Plus tard, le preneur d'otages se met en tête de ligoter les passagers un par un. «Une fois que j'aurai fini, vous serez morts», fait-il comprendre à Brad, la peur au ventre. Deux personnes sont contraintes par du fil de pêche, avant que le migrant ne se ravise.
Enfin, vient le moment de ces «quatre heures de cauchemar» que Brad n'oubliera jamais, celui qui l'empêche de dormir jusqu'au jour de son témoignage. Le forcené compte d'abord les otages, puis se met à aiguiser la lame de sa hache à l'aide d'un outil sorti de son sac.
«C'était comme dans un film d'horreur, relate Brad. Pendant vingt minutes, il nous a ordonné de nous taire. Le bruit était atroce.» C'est la panique pour les otages, qui envoient des messages à leurs proches tandis que l'arme passe de brunie par la rouille à parfaitement aiguisée.
Le petit miracle de la soirée
Vient le moment de libération. À 21h30, la police informe les otages qu'elle est prête à intervenir et leur intime de rester assis dans leurs sièges, sans bouger. Le temps passe.

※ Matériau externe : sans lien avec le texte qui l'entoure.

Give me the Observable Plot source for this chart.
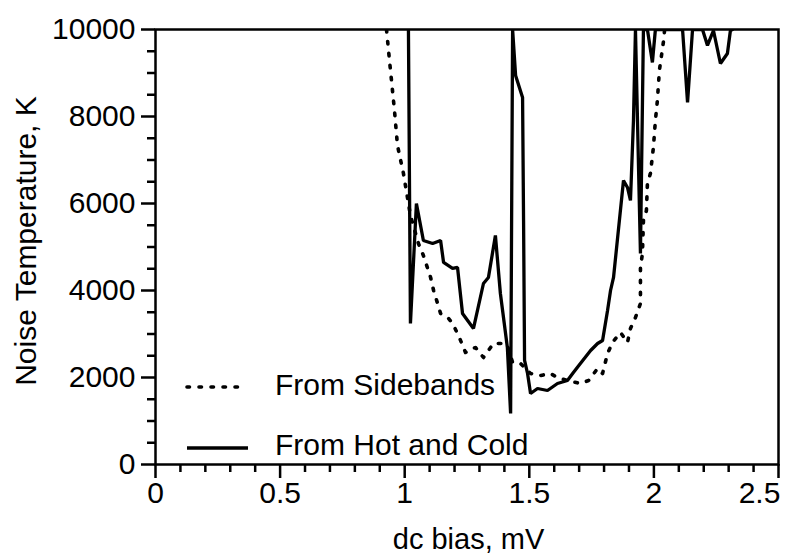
<!DOCTYPE html>
<html><head><meta charset="utf-8">
<script src="https://cdn.jsdelivr.net/npm/d3@7"></script>
<script src="https://cdn.jsdelivr.net/npm/@observablehq/plot@0.6"></script>
<style>body{margin:0;background:#fff}</style>
</head><body><div id="chart"></div>
<script>
// ---- data ----
const seriesNames = ["From Sidebands", "From Hot and Cold"];

const sidebandsX = [0.927,0.939,0.947,0.959,0.971,0.995,1.023,1.055,1.075,1.104,1.116,1.132,1.144,1.176,1.192,1.216,1.244,1.284,1.316,1.356,1.396,1.412,1.433,1.465,1.505,1.545,1.585,1.613,1.653,1.705,1.738,1.774,1.794,1.814,1.834,1.866,1.894,1.906,1.926,1.946,1.946,1.954,1.958,1.970,1.974,1.986,1.998,2.006,2.014,2.022,2.039,2.043];
const sidebandsY = [10000,9288,8828,8138,7334,6690,5725,5081,4805,4299,4000,3701,3471,3357,3242,2966,2575,2690,2460,2782,2782,2736,2345,2322,2092,2046,2092,2000,1931,1862,1931,2207,2092,2552,2805,3035,2805,3127,3380,3701,4529,4851,5610,5839,6460,6690,7288,7909,8368,9058,9748,10000];

const hotColdX = [1.015,1.023,1.047,1.075,1.112,1.144,1.156,1.192,1.212,1.232,1.276,1.316,1.336,1.364,1.384,1.412,1.425,1.433,1.445,1.473,1.477,1.481,1.493,1.505,1.533,1.573,1.613,1.653,1.677,1.705,1.746,1.774,1.794,1.814,1.826,1.838,1.878,1.894,1.906,1.918,1.926,1.946,1.958,1.974,1.994,2.006,2.115,2.135,2.155,2.195,2.215,2.239,2.267,2.295,2.307,2.315];
const hotColdY = [10000,3242,6000,5150,5081,5150,4644,4506,4529,3471,3127,4161,4299,5265,3931,2690,1172,10000,8943,8437,5610,2391,2092,1632,1747,1701,1862,1931,2115,2322,2621,2782,2851,3540,4000,4299,6529,6368,6069,7909,10000,4851,10000,10000,9242,10000,10000,8322,10000,10000,9633,9977,9219,9449,9977,10000];

const xMajorTicks = [0, 0.5, 1, 1.5, 2];
const xLastTick = [2.5];
const xMinorTicks = [0.1,0.2,0.3,0.4,0.6,0.7,0.8,0.9,1.1,1.2,1.3,1.4,1.6,1.7,1.8,1.9,2.1,2.2,2.3,2.4];
const yMajorTicks = [0, 2000, 4000, 6000, 8000, 10000];
const yMinorTicks = [500,1000,1500,2500,3000,3500,4500,5000,5500,6500,7000,7500,8500,9000,9500];

const xLabel = "dc bias, mV";
const yLabel = "Noise Temperature, K";

// ---- build ----
const sidebands = sidebandsX.map((x, i) => ({x, y: sidebandsY[i]}));
const hotCold = hotColdX.map((x, i) => ({x, y: hotColdY[i]}));

const fontFamily = "'Liberation Sans', Arial, Helvetica, sans-serif";
const dotted = {strokeWidth: 3.6, dash: "2.5,9.5", cap: "round"};
const solid = {strokeWidth: 3.3};

function annotations(index, scales, values, dims) {
  const g = d3.create("svg:g")
    .attr("font-family", fontFamily)
    .attr("fill", "black")
    .attr("text-anchor", "start");
  const x0 = dims.marginLeft;
  const yb = dims.height - dims.marginBottom;
  const rows = [
    {name: seriesNames[0], ly: yb - 77, ty: yb - 69, sty: dotted, x1: 32, x2: 90},
    {name: seriesNames[1], ly: yb - 16, ty: yb - 9, sty: solid, x1: 32, x2: 93}
  ];
  for (const r of rows) {
    g.append("line")
      .attr("x1", x0 + r.x1).attr("x2", x0 + r.x2)
      .attr("y1", r.ly).attr("y2", r.ly)
      .attr("stroke", "black")
      .attr("stroke-width", r.sty.strokeWidth)
      .attr("stroke-linecap", r.sty.cap || "butt")
      .attr("stroke-dasharray", r.sty.dash || null);
    g.append("text")
      .attr("x", x0 + 120).attr("y", r.ty)
      .attr("font-size", 30)
      .text(r.name);
  }
  // axis titles
  const xMid = (dims.marginLeft + dims.width - dims.marginRight) / 2;
  g.append("text")
    .attr("x", xMid + 2).attr("y", dims.height - 5)
    .attr("text-anchor", "middle")
    .attr("font-size", 29)
    .text(xLabel);
  g.append("text")
    .attr("transform", `translate(36,${dims.marginTop + 212}) rotate(-90)`)
    .attr("text-anchor", "middle")
    .attr("font-size", 30)
    .text(yLabel);
  return g.node();
}

const chart = Plot.plot({
  width: 800,
  height: 554,
  marginLeft: 155,
  marginRight: 22,
  marginTop: 29,
  marginBottom: 90,
  x: {domain: [0, 2.5]},
  y: {domain: [0, 10000]},
  style: {fontFamily, background: "white", color: "black", overflow: "visible"},
  marks: [
    Plot.line(sidebands, {x: "x", y: "y", stroke: "black", strokeWidth: dotted.strokeWidth, strokeDasharray: dotted.dash, strokeLinecap: dotted.cap, clip: true}),
    Plot.line(hotCold, {x: "x", y: "y", stroke: "black", strokeWidth: solid.strokeWidth, strokeLinejoin: "miter", clip: true}),
    Plot.frame({stroke: "black", strokeWidth: 2.5}),
    Plot.axisX({ticks: xMinorTicks, tickSize: 8, strokeWidth: 2.5, fill: "none", label: null}),
    Plot.axisX({ticks: xMajorTicks, tickSize: 14, strokeWidth: 2.5, tickPadding: 3, fontSize: 30, tickFormat: d => String(d), label: null}),
    Plot.axisX({ticks: xLastTick, tickSize: 14, strokeWidth: 2.5, fill: "none", label: null}),
    Plot.axisX({ticks: xLastTick, tickSize: 14, stroke: "none", tickPadding: 3, dx: -19, fontSize: 30, tickFormat: d => String(d), label: null}),
    Plot.axisY({ticks: yMinorTicks, tickSize: 8, strokeWidth: 2.5, fill: "none", label: null}),
    Plot.axisY({ticks: yMajorTicks, tickSize: 14, strokeWidth: 2.5, tickPadding: 6, fontSize: 30, tickFormat: d => String(d), label: null}),
    annotations
  ]
});
document.getElementById("chart").append(chart);
</script>
</body></html>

À 22h, le forcené passe dans une phase plus calme. «Il sourit, en disant qu'il n'est pas un problème, que nous non plus et qu'il veut bien qu'on fume une cigarette», se souvient Brad, presque en souriant lui aussi. Le climat redevient apaisé. «C'est un peu le petit miracle de la soirée», ose l'otage.

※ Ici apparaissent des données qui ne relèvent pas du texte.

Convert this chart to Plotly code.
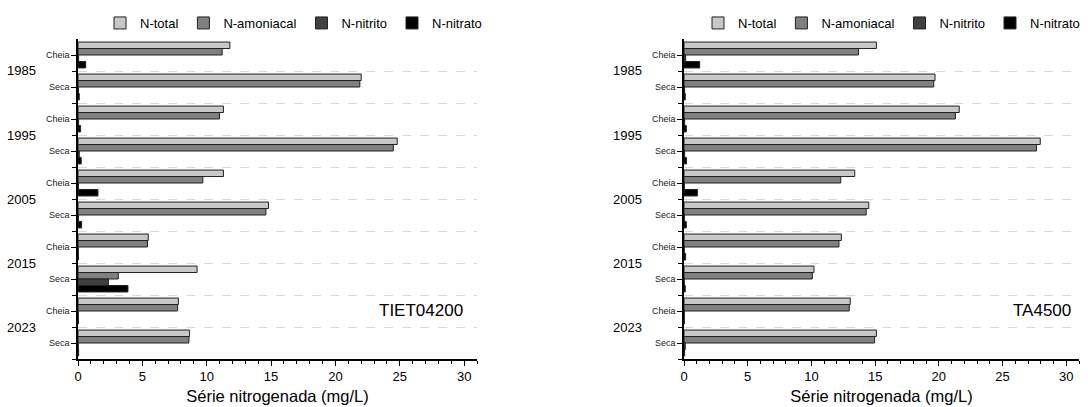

Le conducteur explique à l'Iranien que si tous fument au même endroit, les alarmes du train vont se déclencher. Il propose que les fumeurs se répartissent dans plusieurs coins du wagon, ce que le preneur d'otages finit par accepter. «C'est ce qui a dû signer, malheureusement, la fin pour lui. Mais aussi la fin pour nous.»
L'intervention de la police
Brad explique que le preneur d'otages se dirige en premier vers le deuxième wagon, s'isolant ainsi des otages. L'ancien lieutenant franco-suisse transmet alors à ses camarades que, selon lui, le moment de l'intervention est venu.

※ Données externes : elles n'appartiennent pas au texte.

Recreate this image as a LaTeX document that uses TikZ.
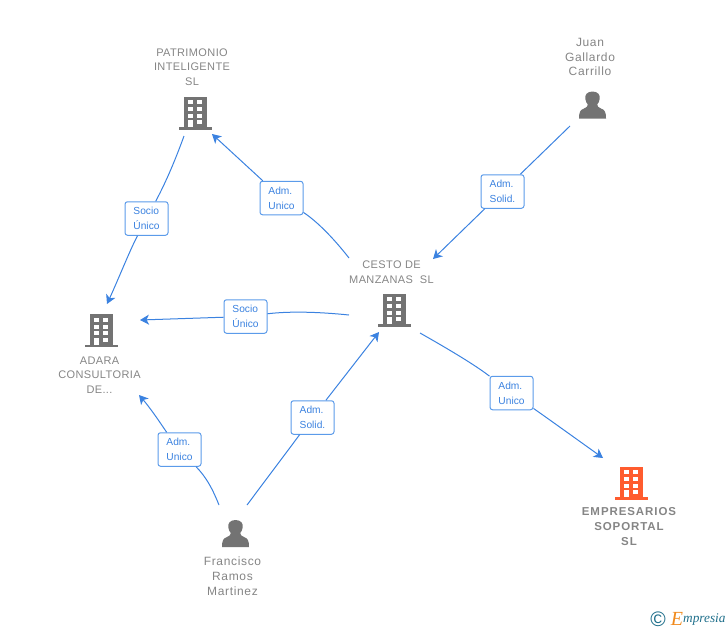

Il fait revenir les fumeurs et tous les autres à leur place «pour éviter que le DARD ne fasse une erreur». Au téléphone, une voix policière crie: «Plaquez-vous! Go, go, go!» C'est là qu'arrivent les déflagrations qui ont fait diversion, et que les vitres du train explosent.
Le conducteur est le dernier à s'asseoir et tout le monde se plaque contre son siège. Le forcené se retourne contre ses otages et s'est mis en route dans leur direction, mais les officiers interviennent.
Brad Smith raconte les derniers instants du preneur d'otages: «Il sort quelque chose, qu'il prend dans sa main. Je ne peux pas confirmer ce que c'était, mais la presse m'a appris plus tard qu'il s'agissait d'un couteau. Il l'a clairement levé au-dessus de sa tête et il a couru trois-quatre pas en hurlant des mots en farsi. C'est vraiment évident: il a voulu attaquer un officier du DARD. Il était à deux mètres à peine de l'officier, qui a riposté en ouvrant le feu. Sa vie était en danger, c'est normal. Au début, ils ont essayé de l'appréhender. Il s'est échappé des deux officiers qui essayaient de le maîtriser pour aller attaquer le troisième. Malheureusement pour l'officier, il n'a pas eu d'autre choix que de l'abattre.»
Parmi les otages, tous n'assistent pas à la scène. La police les évacue un par un depuis le fond. C'est le soulagement. Les 13 séquestrés se retrouvent dans une étable d'Essert-sous-Champvent, puis au commissariat d'Yverdon, où ils font leur déposition à la police, accompagnés par des psychologues.